The conference on Journalism Safety in Jakarta showcased a wide variety of research, written from a range of perspectives on the topic of journalism safety.

Presenters explored various contexts where journalists are under attack, including in countries such as Indonesia, Honduras, Nigeria and Russia, and the varied nature of threats and impediments from actors who include radical and criminal groups, governments and other political stake holders.

Ilmari Hiltunen, PhD researcher at the University of Tampere, sets out the evidence that journalists are targeted even in countries with high levels of media freedom. His research covers the variety of forms of intimidation practices that can create a culture of self-censorship among journalists even in Finland, which is consistently rated among the countries with the highest degree of media freedom. His findings show, for instance, how harassment is being “crowd sourced” as extremist movements and populist politics are spreading.

Research presented in a panel on “the public as a threat” highlighted how public perceptions of the value of journalism affect actual levels of protection, or the lack of it. Focusing on the Zimbabwean context, Zvenyika Eckson Mugari, Deputy Dean of Faculty of Social Sciences, Midlands State University, described how the absence of education or policies that encourage media literacy as a foundation for an informed citizenry impedes any understanding of the proper role of journalism and why journalists need special protection measures. That is especially so in a society where the majority of the population lives in rural areas with no access to media sources other than those which reflect the message put out by the government.

Audience-based research carried out by Julie Reid, Senior Lecturer at the University of South Africa, similarly discussed the barriers to fostering public awareness about journalistic safety in the South African context, where the media is often scapegoated by powerful political interests.

Presenting the recently published UNESCO report the ‘Protection of Sources in a Digital Age’ Julie Posetti, Research Fellow, University of Wollongong, outlined what she described as ‘the emergence of a convergence of threats against the protection of sources’ in the context of the war on terrorism. Julie Posetti argued that there is a need to get across to academia the importance of the issue of source protection, as well as an urgent need for research findings to be translated into policy action to halt the negative trend.

This growing body of academic research on issues of journalism safety is contributing to closing knowledge gaps by approaching the topic from a range of perspectives. Moving forward it will however be important to facilitate increased exchange and dialogue among academic researchers and the larger community of media practitioners and other actors and experts working with journalism safety.

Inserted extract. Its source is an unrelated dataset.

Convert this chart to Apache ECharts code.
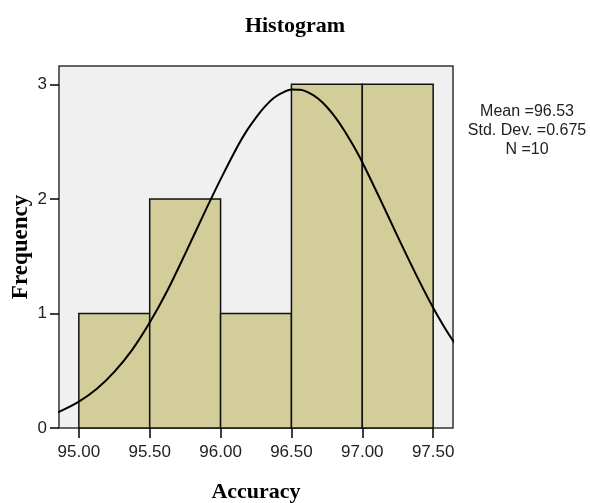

As is pointed out by Jackie Harrison ‘work within disciplinary boundaries can of course produce highly valued specialist knowledge, but many contemporary complex problems require both depth and breadth of knowledge, as well as new methodological innovations, as well as input from those who have practical knowledge and experience in order to build research capacity.‘

The need to build research capacity and enable the exchange of expertise across disciplines and professional capacities becomes apparent when considering the need for systematic data collection on different types of abuses against journalists. This is the case not least when considering the project of gathering statistical data related to Sustainable Development Goal indicator 16.10.1, which is intended to measure the ‘Number of verified cases of killing, kidnapping, enforced disappearance, arbitrary detention and torture of journalists, associated media personnel (…) in the previous 12 months’ (including data also on trade unionists and human rights advocates).

My own research, which focuses on describing and potentially predicting shifting trends in journalism safety in relation to wider criteria of societal fragility, highlights the importance of understanding the problems of journalism safety as a complex phenomenon interlinked with the social standing of journalism.

This means that in addition to collecting data on different types of abuses against journalists we must also develop a deeper understanding of how contextual factors, such as societal fragility, affect the democratic watchdog role of journalism.

Such an attempt to measure journalism safety in a comprehensive way depends not only on the development of efficient measurement approaches, but also on efforts to build platforms of exchange between academics, civil society organisations, practitioners, media institutions and UN agencies.

The JSRN is in my judgement an important step in this direction. The network promises to be valuable when it comes to informing concerted actions, and to developing a deeper understanding of the specific roles and competences of the different actors.

To achieve optimum results, I believe it will be necessary to tap more effectively into the extensive knowledge base that has been developed over time within civil society organisations concerning the monitoring of abuses against journalists, carrying out advocacy, running projects in the field and assisting journalists in distress. Closer collaboration and synergies will be important to academia not only for selecting relevant case studies but also to develop collaborative approaches to research, and mapping and proposing effective policy measures to address the complex problems of journalism safety.

Combining this type of practical expertise with scientific research approaches could increase research capacity and potentially also address issues such as scarce resources while addressing tasks such as pooling existing datasets measuring abuses against journalists, as well as the development of new comprehensive methodological approaches to measuring and collecting data on threats to the safety of journalists. In these ways the JSRN could, as Jackie Harrison notes, become ‘part of the molecular structure of the antidote to those who would suppress or restrain free and independent news journalism.’

 

Sara Torsner is a PhD student at the University of Sheffield researching the design of a Journalism Safety Trends tool with CFOM.  She is also assisting in the development of the recently established Journalism Safety Research Network.